In some episodes, Scott has a project manager oversee renovations for him. Because of various types of delays, workers typically struggle to get each house complete in time for an open house event, during which one of Scott's real estate agents gives tours of the property to potential buyers. Throughout each episode, Scott, Amie, and others speak to the viewer through interview clips to provide information and opinions about each other and about the property featured in that episode.
Regarding the show's origin, Scott Yancey said: "I'm from the Hollywood area originally, and I was talking with some buddies who are in the industry. I was telling them how I had to pull my Glock out on some homeless guys who came at me with needles in one of the houses that was all boarded up. They're like, 'Man, you need your own reality show. We'll make it like a commercial for your website or something.' So I paid their expenses, and they gave it to another friend of ours, who gave it to a guy who worked at Lionsgate."

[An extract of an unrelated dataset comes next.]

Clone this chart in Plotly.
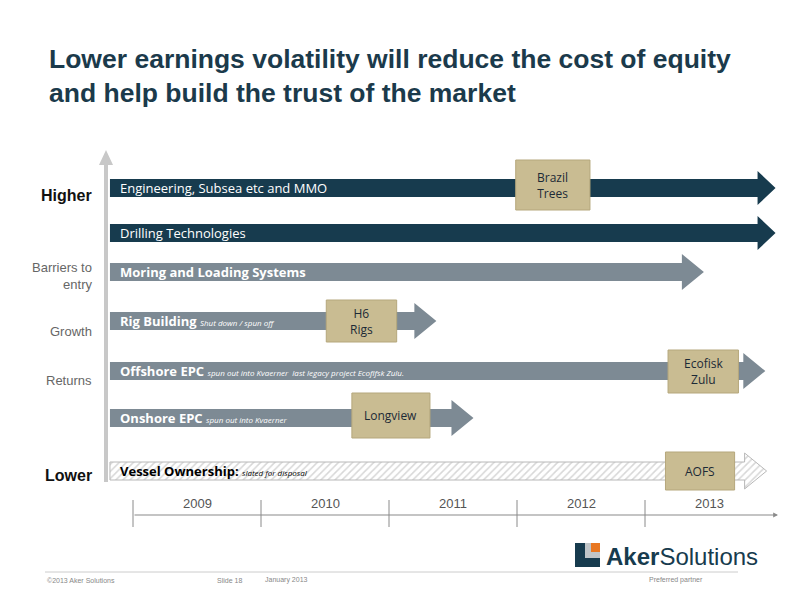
import plotly.graph_objects as go

# ---- data ----
years = [2009, 2010, 2011, 2012, 2013]
bar_names = ["Engineering, Subsea etc and MMO", "Drilling Technologies", "Moring and Loading Systems",
             "Rig Building", "Offshore EPC", "Onshore EPC", "Vessel Ownership:"]
bar_notes = ["", "", "", "Shut down / spun off", "spun out into Kvaerner  last legacy project Ecofifsk Zulu.",
             "spun out into Kvaerner", "slated for disposal"]
bar_start = [2008.82] * 7
bar_end = [2014.02, 2014.02, 2013.46, 2011.37, 2013.94, 2011.66, 2013.95]
bar_row = [188, 233, 272, 321, 371, 418, 471]
bar_style = ["dark", "dark", "gray", "gray", "gray", "gray", "hatch"]
box_labels = ["Brazil<br>Trees", "H6<br>Rigs", "Ecofisk<br>Zulu", "Longview", "AOFS"]
box_x0 = [2011.99, 2010.51, 2013.18, 2010.71, 2013.16]
box_x1 = [2012.57, 2011.06, 2013.73, 2011.32, 2013.70]
box_y0 = [160, 300, 350, 393, 452]
box_y1 = [210, 342, 393, 438, 490]
side_labels = ["Higher", "Barriers to<br>entry", "Growth", "Returns", "Lower"]
side_rows = [195, 276, 331, 380, 475]
side_bold = [True, False, False, False, True]

DARK = "#173b4e"; GRAY = "#7d8a94"; TAN = "#c9bc92"
PX = 128.0  # pixels per year
X0 = 2009 - 133 / PX
def yr(px): return X0 + px / PX
OFF = 8  # page body margin compensation

fig = go.Figure()
for i, name in enumerate(bar_names):
    s, e, y = bar_start[i], bar_end[i], bar_row[i]
    dark = bar_style[i] == "dark"
    hh = 9
    ah = 17 if dark else 18
    alen = 18 / PX if dark else 22 / PX
    xs = [s, e - alen, e - alen, e, e - alen, e - alen, s, s]
    ys = [y - hh, y - hh, y - ah, y, y + ah, y + hh, y + hh, y - hh]
    if bar_style[i] == "hatch":
        fig.add_trace(go.Scatter(x=xs, y=ys, fill="toself", mode="lines",
                                 line=dict(color="#b8b8b8", width=1), fillcolor="white",
                                 fillpattern=dict(shape="/", fgcolor="#b0b0b0", bgcolor="white", size=5, solidity=0.3),
                                 hoverinfo="skip"))
    else:
        fig.add_trace(go.Scatter(x=xs, y=ys, fill="toself", mode="lines", line=dict(width=0),
                                 fillcolor=DARK if dark else GRAY, hoverinfo="skip"))
    col = "black" if bar_style[i] == "hatch" else "white"
    if dark:
        txt = name
        size = 13
    else:
        txt = f"<b>{name}</b>" + (f" <i><span style='font-size:8px'>{bar_notes[i]}</span></i>" if bar_notes[i] else "")
        size = 13
    fig.add_annotation(x=s + 8 / PX, y=y, text=txt, showarrow=False, xanchor="left", yanchor="middle",
                       font=dict(color=col, size=size, family="Open Sans"))

for i, lab in enumerate(box_labels):
    fig.add_shape(type="rect", x0=box_x0[i], x1=box_x1[i], y0=box_y0[i], y1=box_y1[i],
                  fillcolor=TAN, line=dict(color="#b5a77c", width=1))
    fig.add_annotation(x=(box_x0[i] + box_x1[i]) / 2, y=(box_y0[i] + box_y1[i]) / 2, text=lab, showarrow=False,
                       font=dict(color="#1c2a36", size=12, family="Open Sans"))

# vertical axis
fig.add_shape(type="line", x0=yr(106), x1=yr(106), y0=482, y1=162, line=dict(color="#c8c8c8", width=4))
fig.add_trace(go.Scatter(x=[yr(99), yr(106), yr(113), yr(99)], y=[165, 150, 165, 165], fill="toself",
                         mode="lines", line=dict(width=0), fillcolor="#c8c8c8", hoverinfo="skip"))
for i, lab in enumerate(side_labels):
    fig.add_annotation(x=yr(94), y=side_rows[i], text=f"<b>{lab}</b>" if side_bold[i] else lab, showarrow=False,
                       xanchor="right", align="right",
                       font=dict(color="#111" if side_bold[i] else "#666", size=16 if side_bold[i] else 13,
                                 family="Arial"))

# timeline
fig.add_annotation(x=yr(778), y=515, ax=yr(133), ay=515, xref="x", yref="y", axref="x", ayref="y", text="",
                   showarrow=True, arrowhead=2, arrowsize=0.8, arrowwidth=1.2, arrowcolor="#8a8a8a")
for k, ylab in enumerate(years):
    fig.add_shape(type="line", x0=ylab, x1=ylab, y0=500, y1=527, line=dict(color="#8a8a8a", width=1))
    fig.add_annotation(x=ylab + 0.5, y=503, text=str(ylab), showarrow=False,
                       font=dict(color="#555", size=13, family="Arial"))

# title
fig.add_annotation(x=yr(47), y=76, text="<b>Lower earnings volatility will reduce the cost of equity<br>and help build the trust of the market</b>",
                   showarrow=False, xanchor="left", align="left",
                   font=dict(color="#1b3a4b", size=26.5, family="Arial"))

# logo
fig.add_shape(type="rect", x0=yr(575), x1=yr(600), y0=543, y1=567, fillcolor=DARK, line=dict(width=0))
fig.add_shape(type="rect", x0=yr(585), x1=yr(600), y0=543, y1=558, fillcolor="#c0c5c8", line=dict(width=0))
fig.add_shape(type="rect", x0=yr(591), x1=yr(600), y0=543, y1=552, fillcolor="#e87722", line=dict(width=0))
fig.add_annotation(x=yr(604), y=556, text="<b>Aker</b>Solutions", showarrow=False, xanchor="left",
                   font=dict(color=DARK, size=24, family="Arial"))
fig.add_shape(type="line", x0=yr(45), x1=yr(738), y0=572, y1=572, line=dict(color="#cccccc", width=1))
for tx, px, anch in [("©2013 Aker Solutions", 45, "left"), ("Slide 18", 215, "left"),
                     ("January 2013", 263, "left"), ("Preferred partner", 705, "right")]:
    fig.add_annotation(x=yr(px), y=580, text=tx, showarrow=False, xanchor=anch,
                       font=dict(color="#888", size=7, family="Arial"))

fig.update_layout(width=800, height=600, margin=dict(l=0, r=0, t=0, b=0), showlegend=False,
                  plot_bgcolor="white", paper_bgcolor="white",
                  xaxis=dict(range=[yr(OFF), yr(800 + OFF)], visible=False, fixedrange=True),
                  yaxis=dict(range=[600 + OFF, OFF], visible=False, fixedrange=True))
fig.write_html("out.html")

The series filmed its pilot in 2009, under the working title of Last House Standing. The second season concluded filming in April 2012. As of November 2013, the show was filming its fifth season. Approximately 120 to 140 hours of footage was shot for each episode, which was then edited down to 43 minutes. Scott Yancey said, "The houses that are the worst to buy are the ones we save for TV because we know there's a great storyline with it".
Regarding the biggest misconception that viewers may have about the show, Scott Yancey said, "What the people see is us stressed in a house on an episode. What they don't see is us doing five others at the same time. [...] The TV show usually edits in the drama. They don't see that an hour from now, we're gonna be holding hands walking our dog somewhere. They edit it in a way that's obviously going to be most entertaining. They don't ever show me say 'thank you, good job' to somebody or show us going to a restaurant at night or in the summer on a beach." Amie Yancey said, "The main thing is that in TV land, they speed everything up. They [the viewers] think, 'Oh, wow, it's a breeze. They come in, and it's done.' It takes a long time to put them together, to pick out the fit and finish and work on the quality. They only see a glimpse of it."